So I don’t really mention tonmy fiance what I have been up to during the day with our 13 week old coz all I seem to get is it either thrown back in my face or it’s so much easier just having coffee with friends, I’m at work, I know I’d rather be sitting at home, having a baby is a piece of piss etc etc.
He’s a sales Manager and I’m sure it can be stressful having targets etc but he makes out it’s so easy having a baby. Our DD is quite an easy baby, good, happy etc but I’ve done both work and a baby and I know that I got breaks etc at work, being a Mum is tiring, although rewarding, but it’s 24/7. Tonight he’s been going on and on at me why I was ‘moody’ yesterday morning (coz I was up 3 times in the night then his alarm goes off and he snoozes it 4 times then crunches his cereal in my ear with the lamp on) yet why I was all happy this morning when my 6 year old son (not his child) comes in talking to me (maybe coz I had a slightly better night sleep last night and coz my son is a child).

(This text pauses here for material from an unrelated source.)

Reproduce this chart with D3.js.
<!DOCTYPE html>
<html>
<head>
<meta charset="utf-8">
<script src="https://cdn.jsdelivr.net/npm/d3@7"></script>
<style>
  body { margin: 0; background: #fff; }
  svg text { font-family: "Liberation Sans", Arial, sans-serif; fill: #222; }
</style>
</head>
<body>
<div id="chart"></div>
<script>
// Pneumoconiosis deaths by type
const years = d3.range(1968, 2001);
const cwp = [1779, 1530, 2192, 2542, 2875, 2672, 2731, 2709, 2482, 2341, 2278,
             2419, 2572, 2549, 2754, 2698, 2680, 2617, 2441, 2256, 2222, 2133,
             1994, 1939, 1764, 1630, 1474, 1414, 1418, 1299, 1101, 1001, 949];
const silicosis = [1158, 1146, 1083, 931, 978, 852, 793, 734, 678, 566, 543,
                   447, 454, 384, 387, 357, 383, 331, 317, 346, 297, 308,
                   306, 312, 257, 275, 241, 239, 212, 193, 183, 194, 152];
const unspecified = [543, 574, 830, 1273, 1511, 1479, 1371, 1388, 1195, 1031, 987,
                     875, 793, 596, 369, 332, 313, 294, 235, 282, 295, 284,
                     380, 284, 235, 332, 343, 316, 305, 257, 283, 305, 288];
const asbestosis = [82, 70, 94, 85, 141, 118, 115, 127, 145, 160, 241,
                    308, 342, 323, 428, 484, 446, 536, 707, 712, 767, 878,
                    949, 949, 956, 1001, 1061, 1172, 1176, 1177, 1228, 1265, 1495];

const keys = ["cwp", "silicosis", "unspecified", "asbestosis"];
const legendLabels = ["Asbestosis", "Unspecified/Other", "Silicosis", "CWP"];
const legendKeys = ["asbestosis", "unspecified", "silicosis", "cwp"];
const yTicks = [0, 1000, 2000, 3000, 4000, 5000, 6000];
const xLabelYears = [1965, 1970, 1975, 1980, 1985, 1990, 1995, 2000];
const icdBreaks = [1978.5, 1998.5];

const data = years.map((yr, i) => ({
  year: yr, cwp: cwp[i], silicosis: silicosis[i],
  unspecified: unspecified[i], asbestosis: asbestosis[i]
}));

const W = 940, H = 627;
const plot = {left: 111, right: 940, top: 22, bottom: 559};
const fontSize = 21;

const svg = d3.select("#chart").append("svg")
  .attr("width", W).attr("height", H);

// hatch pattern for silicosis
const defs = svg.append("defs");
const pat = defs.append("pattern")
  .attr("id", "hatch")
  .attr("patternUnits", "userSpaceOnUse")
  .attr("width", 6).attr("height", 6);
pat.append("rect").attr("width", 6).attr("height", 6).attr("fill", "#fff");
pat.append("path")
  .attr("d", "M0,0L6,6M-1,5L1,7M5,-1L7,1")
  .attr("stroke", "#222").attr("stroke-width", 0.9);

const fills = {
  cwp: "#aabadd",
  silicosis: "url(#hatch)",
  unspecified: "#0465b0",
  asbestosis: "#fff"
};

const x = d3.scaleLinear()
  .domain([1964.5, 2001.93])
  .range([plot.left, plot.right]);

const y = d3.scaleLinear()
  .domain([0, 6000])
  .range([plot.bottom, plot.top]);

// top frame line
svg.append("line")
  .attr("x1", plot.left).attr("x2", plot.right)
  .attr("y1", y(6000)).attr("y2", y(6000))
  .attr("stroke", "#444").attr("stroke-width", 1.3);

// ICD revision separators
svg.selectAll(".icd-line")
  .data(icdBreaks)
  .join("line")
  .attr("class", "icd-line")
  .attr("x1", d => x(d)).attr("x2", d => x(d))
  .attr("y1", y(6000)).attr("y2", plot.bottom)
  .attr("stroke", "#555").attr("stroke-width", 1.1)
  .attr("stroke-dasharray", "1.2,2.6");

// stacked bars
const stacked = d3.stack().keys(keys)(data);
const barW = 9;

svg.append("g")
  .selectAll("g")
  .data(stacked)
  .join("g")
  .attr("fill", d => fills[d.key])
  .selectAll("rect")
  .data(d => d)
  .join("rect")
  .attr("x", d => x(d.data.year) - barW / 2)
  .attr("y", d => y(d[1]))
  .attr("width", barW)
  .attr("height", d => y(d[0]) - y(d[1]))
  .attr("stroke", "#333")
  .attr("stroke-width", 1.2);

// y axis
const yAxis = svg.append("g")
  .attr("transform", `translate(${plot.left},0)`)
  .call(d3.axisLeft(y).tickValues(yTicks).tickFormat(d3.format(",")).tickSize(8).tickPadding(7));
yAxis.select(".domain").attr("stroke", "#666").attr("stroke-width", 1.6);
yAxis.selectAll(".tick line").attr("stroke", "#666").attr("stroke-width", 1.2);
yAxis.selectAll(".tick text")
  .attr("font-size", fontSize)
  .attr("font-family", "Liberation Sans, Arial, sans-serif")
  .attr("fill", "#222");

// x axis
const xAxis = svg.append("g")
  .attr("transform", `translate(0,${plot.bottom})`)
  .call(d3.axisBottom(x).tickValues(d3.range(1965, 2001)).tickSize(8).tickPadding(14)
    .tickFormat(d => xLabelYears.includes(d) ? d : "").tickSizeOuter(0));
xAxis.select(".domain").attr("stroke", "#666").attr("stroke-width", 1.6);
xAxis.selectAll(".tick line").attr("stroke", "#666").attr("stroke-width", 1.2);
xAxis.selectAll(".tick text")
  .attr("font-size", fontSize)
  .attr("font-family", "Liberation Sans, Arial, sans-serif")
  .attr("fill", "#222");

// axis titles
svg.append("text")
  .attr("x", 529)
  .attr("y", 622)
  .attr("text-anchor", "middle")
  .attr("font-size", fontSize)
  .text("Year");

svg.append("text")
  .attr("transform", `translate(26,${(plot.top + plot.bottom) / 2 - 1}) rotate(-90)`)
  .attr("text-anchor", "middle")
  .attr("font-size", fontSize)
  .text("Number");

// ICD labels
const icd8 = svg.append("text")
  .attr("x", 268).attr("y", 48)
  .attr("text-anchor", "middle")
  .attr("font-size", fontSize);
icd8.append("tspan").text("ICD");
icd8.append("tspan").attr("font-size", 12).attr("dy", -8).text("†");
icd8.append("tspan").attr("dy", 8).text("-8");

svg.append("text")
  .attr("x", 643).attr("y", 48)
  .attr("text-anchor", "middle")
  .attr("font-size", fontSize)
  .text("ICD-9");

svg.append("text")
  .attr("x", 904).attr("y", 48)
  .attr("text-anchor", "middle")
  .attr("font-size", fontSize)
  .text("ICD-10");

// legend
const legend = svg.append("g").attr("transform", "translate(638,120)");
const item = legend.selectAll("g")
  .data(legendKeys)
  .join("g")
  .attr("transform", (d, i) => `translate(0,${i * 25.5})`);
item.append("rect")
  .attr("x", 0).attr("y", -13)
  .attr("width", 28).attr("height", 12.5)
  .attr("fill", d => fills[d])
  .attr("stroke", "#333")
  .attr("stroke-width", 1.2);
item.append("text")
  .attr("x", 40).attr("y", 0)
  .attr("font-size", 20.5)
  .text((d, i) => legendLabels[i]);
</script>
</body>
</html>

Does anyone else have this with their partner? He turns it into an argument, and I don’t get why. I’m tired, he thinks he does loads (today in the 2 hour nap my DD had I ironed all the clothes and put them away, hoovered, cleaned kitchen and bathrooms, this was after an hours dog walk this morning), he then says I can’t be that tired, well I am actually but these things need to be done and id soon get it in the neck if it wasn’t so I have no choice really.